Von der Frankenwerft und vom Heumarkt, wo sich Vertreter linker Bündnisse und einige Autonome eingefunden haben, schallt der „Pro-Bewegung“ und deren Verbündeten lautstarker Protest entgegen. „Bunte Funken, statt braune Halunken“, steht auf dem Kostüm einer Gegendemonstrantin, die als Funkenmariechen verkleidet ist.

Auf der Gegenseite wird provoziert: Als sich die Kundgebung von „Pro Köln“ dem Ende neigt, streift ein Teilnehmer eine Burka über. Die Polizei greift ein, der Mann muss das Kleidungsstück ablegen – wegen des Vermummungsverbots.


[Texte unter den vier Fotos von Gauger / Meisenberg]

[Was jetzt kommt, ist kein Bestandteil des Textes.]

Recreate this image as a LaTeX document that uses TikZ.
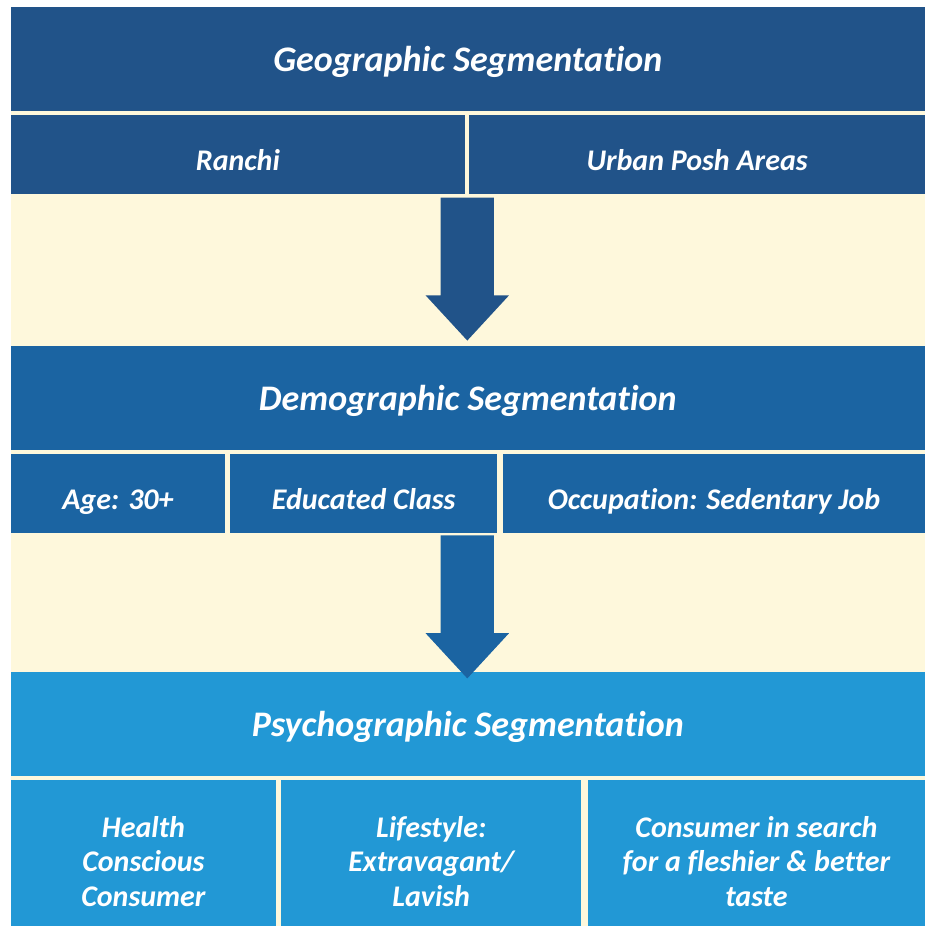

1) „Köln stellt sich quer“: Über 1000 Gegendemonstranten bekunden an der Frankenwerft ihren Protest.

2) Der Marsch der rechten Demonstranten war von kurzer Dauer. Am Heumarkt wurde nach einer Kundgebung kehrt gemacht.

3) Ausnahmezustand auf der Deutzer Brücke, die seit dem frühen Samstagmorgen gesperrt war.

4) „Köln ist bunt und nicht braun“: Stephan Brings [Brings] spielte mit seinem Vater Rolly Brings, [seinem Bruder Benjamin Brings (Papallapap), Wolfgang Klinger (Bänd) und dem Freund seiner Tochter, Chris Pulm] an der Frankenwerft.